Compte tenu de la situation de concurrence directe entre les parties et des éléments relevés ci-avant, la Cour d’appel de Paris a considéré que le demandeur avait eu connaissance de l’usage effectif de la marque bien avant l’envoi de sa mise en demeure. Elle a donc estimé qu’il avait sciemment toléré l’usage de la marque seconde pendant plus de cinq ans consécutifs et qu’il était donc forclos à agir. 

L’intensité de l’usage de la marque postérieure est indifférente

GOURMIBOX soutenait que GASTRON’HOME n’établissait pas une commercialisation importante des produits sous la marque litigieuse, de sorte qu’elle ne pouvait avoir connaissance de l’usage effectif de cette marque avant mars 2015.

Cet argument n’a pas été retenu par la Cour d’appel de Paris, qui a estimé que « l’article L.716-4-5 du code de la propriété intellectuelle précité n’impose pas l’existence de la preuve d’un usage sérieux de la marque en cause, de sorte qu’il n’est donc pas nécessaire que l’usage ait été quantitativement important ». GOURMIBOX ne pouvait donc pas se prévaloir du « nombre relativement faible de box commercialisées » sous la marque « LA GOURMET BOX » pour prétendre qu’elle n’avait pas connaissance de l’usage de cette marque. 

Une solution cantonnée aux secteurs de niche ? 

Une interrogation subsiste quant à la portée de cet arrêt, la Cour d’appel insistant sur le fait que les parties étaient en situation de concurrence directe sur un marché de niche – celui de la commercialisation de produits d’épicerie fine sous forme de box.
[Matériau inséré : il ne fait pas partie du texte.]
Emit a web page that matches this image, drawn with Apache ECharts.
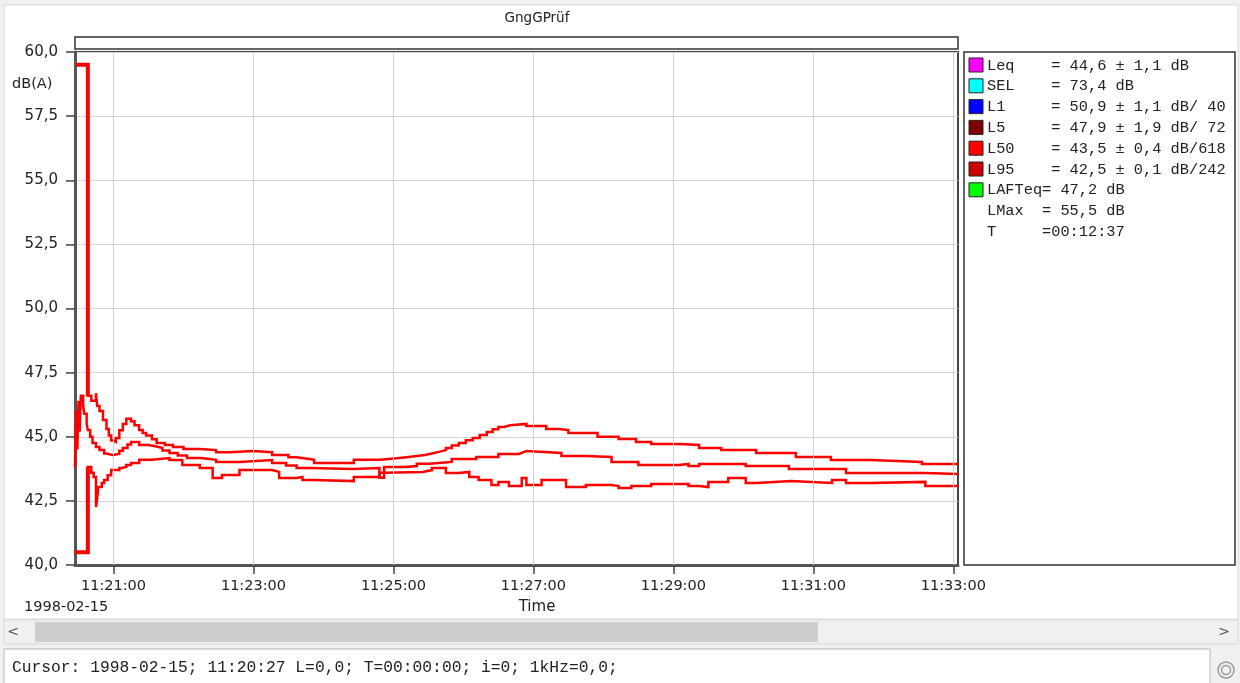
<!DOCTYPE html>
<html><head><meta charset="utf-8">
<script src="https://cdn.jsdelivr.net/npm/echarts@6/dist/echarts.min.js"></script>
<style>html,body{margin:0;padding:0;background:#f0f0f0;overflow:hidden}#c{width:1240px;height:683px}</style>
</head><body><div id="c"></div>
<script>
// ---------- data ----------
const chartTitle = 'GngGPrüf';
const yUnit = 'dB(A)';
const dateLabel = '1998-02-15';
const xName = 'Time';
const yMin = 40, yMax = 60, yStep = 2.5;
const xStart = '11:20:27', xEnd = '11:33:04';
const xTickLabels = ['11:21:00','11:23:00','11:25:00','11:27:00','11:29:00','11:31:00','11:33:00'];

// upper running level
const upperLine = [
 ['11:20:28',59.5],['11:20:38',46.6],['11:20:41',46.4],['11:20:45',46.7],['11:20:46',46.2],['11:20:48',46.0],
 ['11:20:51',45.65],['11:20:54',45.3],['11:20:56',45.05],['11:20:58',44.85],['11:21:00',44.8],['11:21:02',44.95],
 ['11:21:05',45.25],['11:21:08',45.5],['11:21:11',45.7],['11:21:15',45.6],['11:21:18',45.45],['11:21:22',45.26],
 ['11:21:25',45.15],['11:21:28',45.05],['11:21:33',44.9],['11:21:37',44.76],['11:21:44',44.68],['11:21:51',44.6],['11:22:00',44.52],
 ['11:22:14',44.48],['11:22:28',44.4],['11:22:40',44.44],['11:22:59',44.4],['11:23:16',44.29],['11:23:30',44.2],
 ['11:23:37',44.13],['11:23:48',44.1],['11:23:52',43.98],['11:24:26',44.1],['11:24:49',44.17],['11:25:05',44.21],
 ['11:25:13',44.25],['11:25:20',44.29],['11:25:27',44.35],['11:25:33',44.41],['11:25:39',44.48],['11:25:45',44.56],
 ['11:25:50',44.66],['11:25:56',44.76],['11:26:02',44.86],['11:26:08',44.95],['11:26:14',45.07],['11:26:20',45.19],
 ['11:26:25',45.29],['11:26:30',45.38],['11:26:35',45.45],['11:26:40',45.5],['11:26:54',45.42],['11:27:11',45.3],
 ['11:27:22',45.26],['11:27:30',45.15],['11:27:55',45.0],['11:28:13',44.91],['11:28:28',44.8],['11:28:41',44.72],
 ['11:29:05',44.68],['11:29:22',44.56],['11:29:41',44.48],['11:30:11',44.37],['11:30:45',44.21],['11:31:15',44.09],
 ['11:31:49',44.02],['11:32:33',43.94],['11:33:04',43.94]
];
// middle running level
const middleLine = [
 ['11:20:27',43.8],['11:20:28',46.0],['11:20:29',44.5],['11:20:30',46.4],['11:20:31',45.2],['11:20:32',46.6],
 ['11:20:34',46.2],['11:20:35',45.9],['11:20:37',45.5],['11:20:38',45.26],['11:20:40',45.0],['11:20:42',44.76],
 ['11:20:45',44.6],['11:20:48',44.48],['11:20:52',44.35],['11:20:54',44.29],['11:20:59',44.33],['11:21:05',44.45],
 ['11:21:08',44.56],['11:21:12',44.7],['11:21:15',44.8],['11:21:22',44.68],['11:21:30',44.62],['11:21:37',44.56],['11:21:42',44.46],
 ['11:21:48',44.37],['11:21:55',44.27],['11:22:03',44.17],['11:22:15',44.1],['11:22:28',44.02],['11:22:48',44.09],
 ['11:23:16',43.98],['11:23:28',43.88],['11:23:37',43.78],['11:23:48',43.74],['11:24:25',43.78],['11:24:48',43.4],
 ['11:24:52',43.82],['11:25:10',43.86],['11:25:20',43.95],['11:25:31',44.02],['11:25:50',44.13],['11:26:11',44.21],
 ['11:26:30',44.33],['11:26:48',44.37],['11:26:50',44.44],['11:26:54',44.37],['11:27:24',44.25],['11:27:45',44.21],
 ['11:28:07',44.02],['11:28:30',43.9],['11:29:05',43.94],['11:29:13',43.86],['11:29:22',43.94],['11:30:02',43.86],
 ['11:30:39',43.74],['11:31:28',43.59],['11:32:36',43.55],['11:33:04',43.55]
];
// lower running level
const lowerLine = [
 ['11:20:27',40.5],['11:20:38',43.82],['11:20:41',43.6],['11:20:43',43.43],['11:20:45',42.26],['11:20:46',42.6],
 ['11:20:47',43.04],['11:20:50',43.2],['11:20:52',43.31],['11:20:55',43.5],['11:20:58',43.7],['11:21:05',43.78],
 ['11:21:07',43.82],['11:21:11',43.9],['11:21:15',43.98],['11:21:22',44.1],['11:21:33',44.17],['11:21:48',44.09],['11:21:59',43.9],
 ['11:22:14',43.78],['11:22:25',43.39],['11:22:33',43.51],['11:22:48',43.7],['11:23:16',43.63],['11:23:22',43.39],
 ['11:23:37',43.43],['11:23:42',43.31],['11:23:52',43.27],['11:24:26',43.43],['11:24:48',43.6],['11:24:52',43.63],
 ['11:25:25',43.7],['11:25:33',43.78],['11:25:45',43.59],['11:25:56',43.63],['11:26:05',43.43],['11:26:13',43.31],
 ['11:26:24',43.12],['11:26:30',43.24],['11:26:39',43.08],['11:26:50',43.39],['11:26:54',43.12],['11:27:07',43.31],
 ['11:27:28',43.04],['11:27:45',43.12],['11:28:07',43.08],['11:28:13',43.0],['11:28:24',43.08],['11:28:41',43.16],
 ['11:29:13',43.08],['11:29:22',43.04],['11:29:30',43.24],['11:29:47',43.39],['11:30:02',43.2],['11:30:11',43.27],
 ['11:30:41',43.2],['11:31:16',43.31],['11:31:28',43.2],['11:31:49',43.24],['11:32:36',43.08],['11:33:04',43.08]
];
// first (bold) samples
const upperStart = [['11:20:28',59.5],['11:20:38',46.6]];
const lowerStart = [['11:20:27',40.5],['11:20:38',43.82]];

// legend panel
const legendTexts  = ['Leq    = 44,6 ± 1,1 dB','SEL    = 73,4 dB','L1     = 50,9 ± 1,1 dB/ 40','L5     = 47,9 ± 1,9 dB/ 72',
                      'L50    = 43,5 ± 0,4 dB/618','L95    = 42,5 ± 0,1 dB/242','LAFTeq= 47,2 dB','LMax  = 55,5 dB','T     =00:12:37'];
const legendColors = ['#ff00ff','#00ffff','#0000ff','#800000','#ff0000','#cc0000','#00ff00',null,null];
const statusText = 'Cursor: 1998-02-15; 11:20:27 L=0,0; T=00:00:00; i=0; 1kHz=0,0;';

// ---------- helpers ----------
function sec(t){const p=t.split(':').map(Number);return p[0]*3600+p[1]*60+p[2];}
function hms(s){const h=Math.floor(s/3600),m=Math.floor(s%3600/60),x=Math.round(s%60);return [h,m,x].map(v=>String(v).padStart(2,'0')).join(':');}
const toPts = a => a.map(d=>[sec(d[0]),d[1]]);
const xTickVals = xTickLabels.map(sec);

const chart = echarts.init(document.getElementById('c'),null,{renderer:'canvas'});
const G = {left:75, top:52, right:958, bottom:565};
const SANS = '"DejaVu Sans", Verdana, sans-serif';
const MONO = '"Liberation Mono", "DejaVu Sans Mono", monospace';
const mkLine = (data,w,z)=>({type:'line',data:toPts(data),step:'end',symbol:'none',silent:true,
   lineStyle:{color:'#ff0000',width:w,join:'miter'},z:z,animation:false});

const graphics = [];
graphics.push({type:'rect',z:-10,shape:{x:4,y:5,width:1234,height:614},style:{fill:'#ffffff',stroke:'#d8d8d8',lineWidth:1}});
graphics.push({type:'rect',shape:{x:75,y:37,width:883,height:12},style:{fill:'#fff',stroke:'#333',lineWidth:1.5}});
graphics.push({type:'text',x:537,y:18,style:{text:chartTitle,align:'center',verticalAlign:'middle',font:'13.5px '+SANS,fill:'#222'}});
graphics.push({type:'text',x:12,y:84,style:{text:yUnit,verticalAlign:'middle',font:'14.5px '+SANS,fill:'#222'}});
graphics.push({type:'text',x:24,y:607,style:{text:dateLabel,verticalAlign:'middle',font:'14.5px '+SANS,fill:'#222'}});
graphics.push({type:'text',x:537,y:607,style:{text:xName,align:'center',verticalAlign:'middle',font:'15px '+SANS,fill:'#222'}});
graphics.push({type:'rect',shape:{x:964,y:52,width:271,height:513},style:{fill:'#fff',stroke:'#333',lineWidth:1.5}});
legendTexts.forEach((t,i)=>{
  const cy = 65.5 + i*20.8;
  if(legendColors[i]) graphics.push({type:'rect',shape:{x:969,y:cy-7.5,width:14,height:14},style:{fill:legendColors[i],stroke:'#222',lineWidth:1}});
  graphics.push({type:'text',x:987,y:cy,style:{text:t,verticalAlign:'middle',font:'15.3px '+MONO,fill:'#222'}});
});
graphics.push({type:'rect',shape:{x:4,y:620,width:1234,height:24},style:{fill:'#f0f0f0',stroke:'#d8d8d8',lineWidth:1}});
graphics.push({type:'rect',shape:{x:35,y:622,width:783,height:20},style:{fill:'#cdcdcd'}});
graphics.push({type:'text',x:13,y:632,style:{text:'<',align:'center',verticalAlign:'middle',font:'14px '+SANS,fill:'#555'}});
graphics.push({type:'text',x:1224,y:632,style:{text:'>',align:'center',verticalAlign:'middle',font:'14px '+SANS,fill:'#555'}});
graphics.push({type:'rect',shape:{x:4,y:649,width:1206,height:36},style:{fill:'#fff',stroke:'#b8b8b8',lineWidth:1}});
graphics.push({type:'text',x:12,y:668,style:{text:statusText,verticalAlign:'middle',font:'16.3px '+MONO,fill:'#222'}});
graphics.push({type:'circle',shape:{cx:1226,cy:670,r:8},style:{fill:'none',stroke:'#999',lineWidth:1.5}});
graphics.push({type:'circle',shape:{cx:1226,cy:670,r:4.5},style:{fill:'none',stroke:'#999',lineWidth:1.5}});

const option = {
  animation:false,
  backgroundColor:'#f0f0f0',
  grid:{left:G.left, top:G.top, width:G.right-G.left, height:G.bottom-G.top, show:true, backgroundColor:'#fff', borderColor:'#444', borderWidth:2},
  xAxis:{type:'value', min:sec(xStart), max:sec(xEnd),
    axisLine:{show:true,lineStyle:{color:'#555',width:3}},
    axisTick:{show:true,customValues:xTickVals,length:9,lineStyle:{color:'#444',width:1.5}},
    axisLabel:{customValues:xTickVals,formatter:v=>hms(v),fontSize:14.5,color:'#222',margin:14,fontFamily:SANS},
    splitLine:{show:false}},
  yAxis:{type:'value', min:yMin, max:yMax, interval:yStep,
    axisLine:{show:true,lineStyle:{color:'#555',width:3}},
    axisTick:{show:true,length:9,lineStyle:{color:'#444',width:1.5}},
    axisLabel:{formatter:v=>v.toFixed(1).replace('.',','),fontSize:15,color:'#222',margin:17,fontFamily:SANS},
    splitLine:{show:true,lineStyle:{color:'#d2d2d2',width:1}}},
  series:[
    {type:'line',data:[],silent:true,z:1,markLine:{silent:true,symbol:['none','none'],label:{show:false},animation:false,
      lineStyle:{color:'#d2d2d2',width:1,type:'solid'},data:xTickVals.map(v=>({xAxis:v}))}},
    mkLine(upperLine,2.5,3), mkLine(middleLine,2.5,3), mkLine(lowerLine,2.5,3),
    mkLine(upperStart,4,4), mkLine(lowerStart,4,4)
  ],
  graphic:graphics
};
chart.setOption(option);
</script></body></html>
Le demandeur pouvait donc difficilement ignorer les activités du défendeur, d’autant plus que le lancement de la marque seconde avait été relayé sur plusieurs sites spécialisés et accompagné d’ « efforts conséquents de communication ».

L’arrêt ne semble donc pas intégralement transposable à tous les marchés, et notamment à ceux sur lesquels opère une multitude de concurrents dont l’activité n’est pas nécessairement relayée par la presse spécialisée.

En tout état de cause, les titulaires de marques doivent donc veiller à surveiller les dépôts et usages des marques similaires aux leurs, particulièrement lorsque ces dépôts sont effectués par leurs concurrents et/ou sur un marché de niche. Ils devront également s’attacher à documenter la preuve de leur découverte de cet usage de la marque seconde et assigner son titulaire le plus tôt possible, et en tout état de cause dans le délai de cinq ans suivant cette découverte.

Arrêt de la Cour d’appel de Paris du 13 avril 2022, n°21/12002 (non publié)


[1] Article L. 716-4-5 du Code de la propriété intellectuelle

[2] Ordonnance n° 2020-306 du 25 mars 2020 relative à la prorogation des délais échus pendant la période d’urgence sanitaire et à l’adaptation des procédures pendant cette même période. En application de cette ordonnance, les délais échus pendant la période du 12 mars au 23 juin inclus ont été automatiquement prorogés de deux mois.